Frequently Asked Questions (FAQ)
Question: Where should we start with AI integration if we have a limited budget?
Answer: Start small. Choose one clearly defined business problem (e.g., manually sorting incoming emails) and solve it using an off-the-shelf SaaS solution or an API from a cloud provider. This will allow you to get a quick and measurable result (ROI) with minimal initial investment and prove the technologys value to management.
Question: What is AI Governance and why is it so important in 2025?
Answer: AI Governance is a set of rules and processes for the safe, ethical, and legally compliant use of AI. It is critically important because AI systems make decisions that affect customers and the business. Proper governance helps to avoid model bias, data breaches, and legal violations (like GDPR), and builds trust in your AI solutions.
Question: Is it mandatory to hire a Chief AI Officer (CAIO)?
Answer: Its not mandatory for small businesses or individual pilot projects; a CTO or CDO can perform these functions. However, for companies aiming for a large-scale AI transformation, a dedicated CAIO becomes a necessity. This leader ensures a unified strategy, manages risks, and guarantees that AI investments deliver real business value.
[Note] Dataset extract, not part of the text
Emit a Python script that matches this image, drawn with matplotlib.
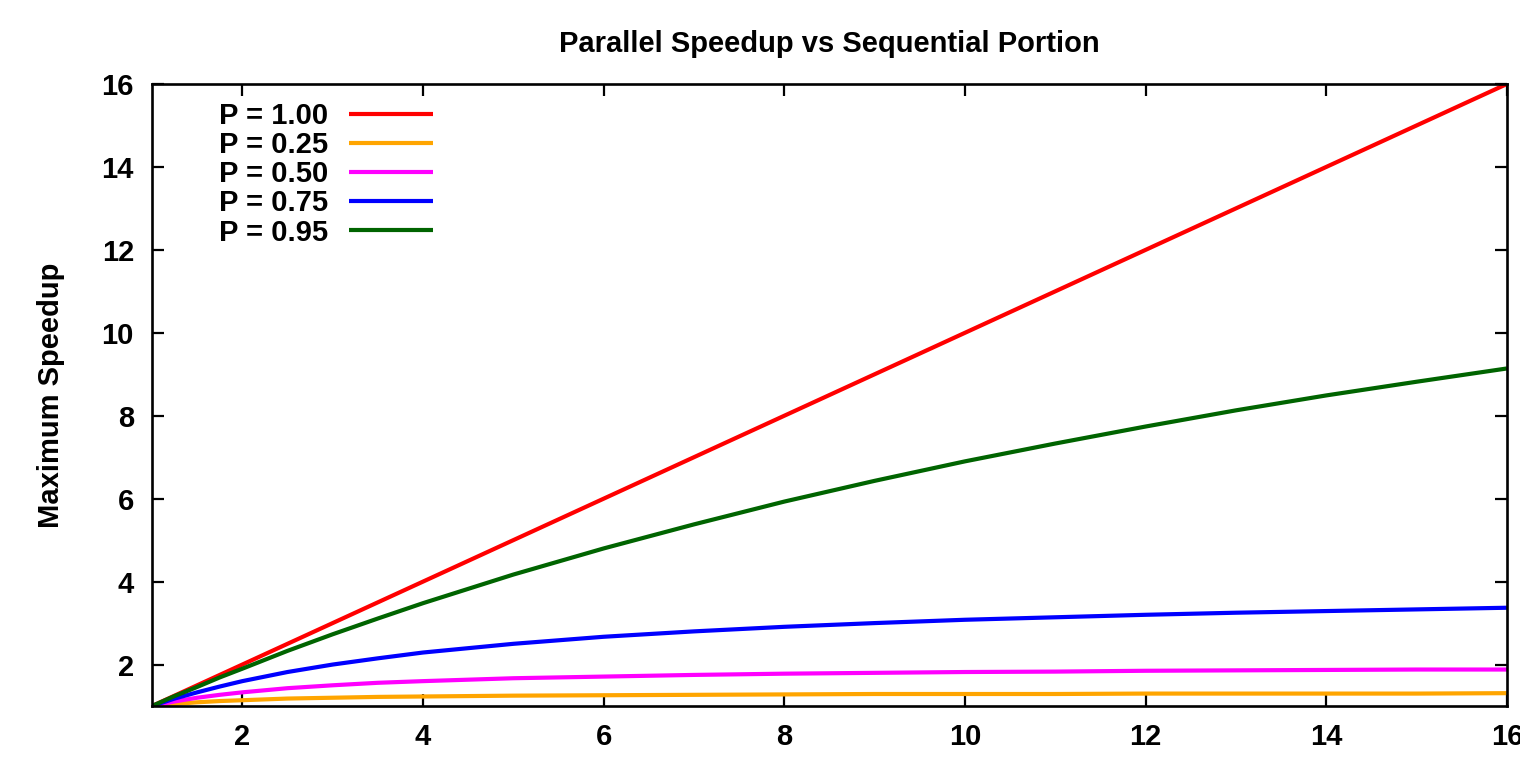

Question: How can we measure the ROI from AI implementation?
Answer: ROI is measured through predefined KPIs. This can be: 1) Cost Savings (reduction in manual labor hours, optimization of material consumption); 2) Revenue Growth (increased conversion through personalization, higher average order value); 3) Efficiency Gains (faster processes, reduced equipment downtime); 4) Risk Reduction (more accurate fraud detection).